Insider Trading May 18, 2026 04:58 PM

Insider Activity and Q1 Results Prompt Scrutiny for Vital Farms Amid Industry Headwinds

CMO Kathryn McKeon purchases shares, contrasting with recent earnings misses and multiple analyst downgrades.

By Caleb Monroe VITL

The recent activity at Vital Farms, Inc. (NASDAQ:VITL) presents a mix of internal confidence signals and external financial headwinds. Chief Marketing Officer and General Manager of Butter, Kathryn McKeon, purchased company stock on May 14, 2026. This transaction occurred against the backdrop of disappointing Q1 2026 earnings per share (EPS) results, which missed forecasts but were accompanied by solid year-over-year revenue growth. Furthermore, several major financial institutions have recently adjusted their ratings and price targets for the company due to ongoing market challenges.

Insider Activity and Q1 Results Prompt Scrutiny for Vital Farms Amid Industry Headwinds
VITL

Key Points

  • Internal Confidence Signals: The purchase of 604 shares by CMO Kathryn McKeon on May 14, 2026, suggests internal confidence despite external pressures.
  • Mixed Financial Performance: While Q1 2026 earnings missed expectations (-$0.03 EPS vs $0.16 forecast), the company reported strong year-over-year revenue growth of 15.4%, hitting $187.2 million.
  • Analyst Skepticism and Downgrades: Multiple firms, including Needham, William Blair, Telsey, and Stifel, have lowered price targets or downgraded ratings citing disappointing results and industry headwinds.

Analysis of recent transactions and quarterly performance data reveals a complex picture for Vital Farms, Inc. (NASDAQ:VITL). On May 14, 2026, Kathryn McKeon, who serves as both Chief Marketing Officer and General Manager of Butter at the company, acquired additional shares of Vital Farms’ common stock. McKeon conducted this purchase by acquiring a total of 604 shares at an agreed-upon price of $8.28 per share, resulting in a total transaction value of $5,001. Following this specific acquisition, her direct holdings of Vital Farms common stock increased to 50,275 shares.


The insider buying activity comes amidst significant financial reports and subsequent analyst reactions. For the first quarter of 2026, Vital Farms reported an earnings per share (EPS) figure of -$0.03. This result fell considerably short of the projected EPS forecast of $0.16. Despite this notable shortfall in earnings, the company managed to achieve a year-over-year revenue growth of 15.4%, reaching total revenues of $187.2 million.
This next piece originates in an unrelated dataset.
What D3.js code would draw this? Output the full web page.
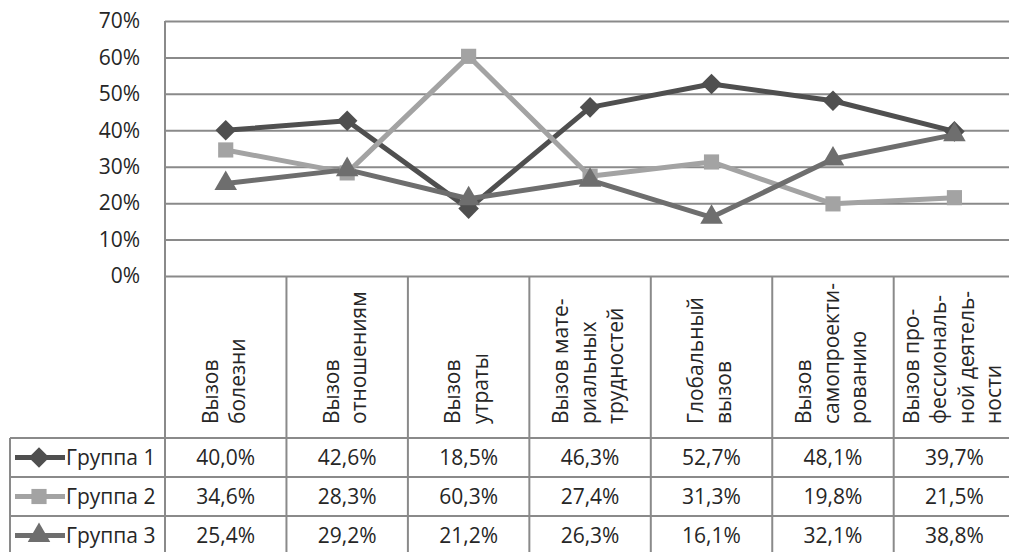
<!DOCTYPE html>
<html>
<head>
<meta charset="utf-8">
<script src="https://cdn.jsdelivr.net/npm/d3@7"></script>
<style>
  html, body { margin: 0; padding: 0; background: #fff; }
  svg { display: block; }
  text { font-family: "Open Sans", "Noto Sans", sans-serif; fill: #262626; }
</style>
</head>
<body>
<svg id="chart" width="1009" height="552"></svg>
<script>
// Categories (each split into the lines of its rotated header)
const categoryLines = [
  ["Вызов", "болезни"],
  ["Вызов", "отношениям"],
  ["Вызов", "утраты"],
  ["Вызов мате-", "риальных", "трудностей"],
  ["Глобальный", "вызов"],
  ["Вызов", "самопроекти-", "рованию"],
  ["Вызов про-", "фессиональ-", "ной деятель-", "ности"]
];
const categories = categoryLines.map(l => l.join(" "));

// Series values, percent
const seriesNames = ["Группа 1", "Группа 2", "Группа 3"];
const group1 = [40.0, 42.6, 18.5, 46.3, 52.7, 48.1, 39.7];
const group2 = [34.6, 28.3, 60.3, 27.4, 31.3, 19.8, 21.5];
const group3 = [25.4, 29.2, 21.2, 26.3, 16.1, 32.1, 38.8];

// Y axis ticks, percent
const yTicks = [0, 10, 20, 30, 40, 50, 60, 70];

const series = [
  { name: seriesNames[0], values: group1, color: "#4f4f4f", marker: d3.symbolDiamond2, size: 270 },
  { name: seriesNames[1], values: group2, color: "#a3a3a3", marker: d3.symbolSquare, size: 230 },
  { name: seriesNames[2], values: group3, color: "#6e6e6e", marker: d3.symbolTriangle, size: 220 }
];

const svg = d3.select("#chart");
const gridColor = "#8a8a8a";
const fs = 21;

const plotLeft = 165, bandW = 121.45;
const x = d3.scaleBand().domain(categories)
  .range([plotLeft, plotLeft + bandW * categories.length]).padding(0);
const y = d3.scaleLinear().domain([0, 70]).range([276, 21]);

const headerBottom = 438;
const rowH = 39;
const tableLeft = 10;
const rowTops = seriesNames.map((_, i) => headerBottom + i * rowH);

const locale = d3.formatLocale({ decimal: ",", thousands: " ", grouping: [3], currency: ["", ""] });
const fmt = locale.format(".1f");

// Horizontal gridlines with tick labels
const yAxis = d3.axisLeft(y).tickValues(yTicks).tickSize(-(x.range()[1] - plotLeft))
  .tickFormat(d => d + "%").tickPadding(25);
const gy = svg.append("g").attr("transform", `translate(${plotLeft},0)`).call(yAxis);
gy.select(".domain").remove();
gy.selectAll(".tick line").attr("stroke", gridColor).attr("stroke-width", 2);
gy.selectAll(".tick text").attr("font-size", fs).attr("fill", "#262626")
  .style("font-family", '"Open Sans", sans-serif');

// Vertical lines: plot left edge and category dividers through the header and table
svg.append("line")
  .attr("x1", plotLeft).attr("x2", plotLeft).attr("y1", y(70)).attr("y2", 560)
  .attr("stroke", gridColor).attr("stroke-width", 2);
svg.append("g").selectAll("line").data(categories.slice(1)).join("line")
  .attr("x1", d => x(d)).attr("x2", d => x(d))
  .attr("y1", y(0)).attr("y2", 560)
  .attr("stroke", gridColor).attr("stroke-width", 2);

// Table horizontal rules
const ruleYs = rowTops.concat([headerBottom + rowH * seriesNames.length]);
svg.append("g").selectAll("line").data(ruleYs).join("line")
  .attr("x1", tableLeft).attr("x2", 1015)
  .attr("y1", d => d).attr("y2", d => d)
  .attr("stroke", gridColor).attr("stroke-width", 2);
svg.append("line")
  .attr("x1", tableLeft).attr("x2", tableLeft).attr("y1", headerBottom).attr("y2", 560)
  .attr("stroke", gridColor).attr("stroke-width", 2);

// Rotated category headers
const pitch = 27.5;
const headers = svg.append("g").selectAll("text").data(categoryLines).join("text")
  .attr("font-size", fs)
  .attr("transform", (d, i) => `translate(${x(categories[i]) + x.bandwidth() / 2 - 2},424) rotate(-90)`);
headers.selectAll("tspan").data(d => d.map((t, j) => ({ t, j, n: d.length }))).join("tspan")
  .attr("x", 0)
  .attr("y", d => (d.j - (d.n - 1) / 2) * pitch + 0.36 * fs)
  .text(d => d.t);

// Lines and markers
const line = d3.line()
  .x((d, i) => x(categories[i]) + x.bandwidth() / 2)
  .y(d => y(d));

series.forEach(s => {
  svg.append("path").datum(s.values)
    .attr("d", line).attr("fill", "none")
    .attr("stroke", s.color).attr("stroke-width", 5).attr("stroke-linejoin", "round");
});
series.forEach(s => {
  svg.append("g").selectAll("path").data(s.values).join("path")
    .attr("d", d3.symbol().type(s.marker).size(s.size))
    .attr("transform", (d, i) => `translate(${x(categories[i]) + x.bandwidth() / 2},${y(d)})`)
    .attr("fill", s.color);
});

// Data table rows: legend key plus values
series.forEach((s, r) => {
  const cy = rowTops[r] + rowH / 2;
  const g = svg.append("g");
  g.append("line").attr("x1", 15).attr("x2", 65).attr("y1", cy).attr("y2", cy)
    .attr("stroke", s.color).attr("stroke-width", 5);
  g.append("path").attr("d", d3.symbol().type(s.marker).size(s.size))
    .attr("transform", `translate(39,${cy})`).attr("fill", s.color);
  g.append("text").attr("x", 66).attr("y", cy).attr("dy", "0.36em")
    .attr("font-size", fs).text(s.name);
  g.selectAll("text.v").data(s.values).join("text").attr("class", "v")
    .attr("x", (d, i) => x(categories[i]) + x.bandwidth() / 2)
    .attr("y", cy).attr("dy", "0.36em")
    .attr("text-anchor", "middle").attr("font-size", fs)
    .text(d => fmt(d) + "%");
});
</script>
</body>
</html>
The market response to these mixed results has been characterized by adjustments among major financial analysts. Several firms have revised their ratings and price targets for Vital Farms, reflecting the current operational environment. Specifically, Needham lowered its price target for the company to $13 from a previous level of $20, while simultaneously maintaining a Buy rating. This adjustment was attributed by the firm to an outlook that was worse than anticipated.

Further downgrades were issued by other analysts. William Blair reduced the stock's recommendation to Market Perform from its prior Outperform status. Their reasoning pointed toward disappointing first-quarter results coupled with challenging oversupply conditions within the broader egg industry. Similarly, Telsey downgraded the stock to Market Perform from Outperform, a decision following a sharp reduction in the company’s full-year guidance.

Stifel also adjusted its rating, downgrading Vital Farms to Hold from Buy and reducing its price target significantly to $10 from $34. Stifel's commentary highlighted immediate supply challenges and limited visibility regarding potential operational improvements within the near term. These various recent developments collectively underscore ongoing structural and market challenges facing Vital Farms in the current economic climate.

Risks

  • Industry Oversupply Conditions: The challenging oversupply environment in the egg sector poses a risk to performance, as noted by William Blair.
  • Limited Operational Visibility: Stifel highlighted limited visibility concerning operational improvements, indicating potential near-term uncertainty for the company.
  • Weakening Guidance and Earnings Misses: Both Telsey's reaction to reduced full-year guidance and the Q1 2026 earnings miss (falling short of $0.16 EPS) signal potential financial vulnerability.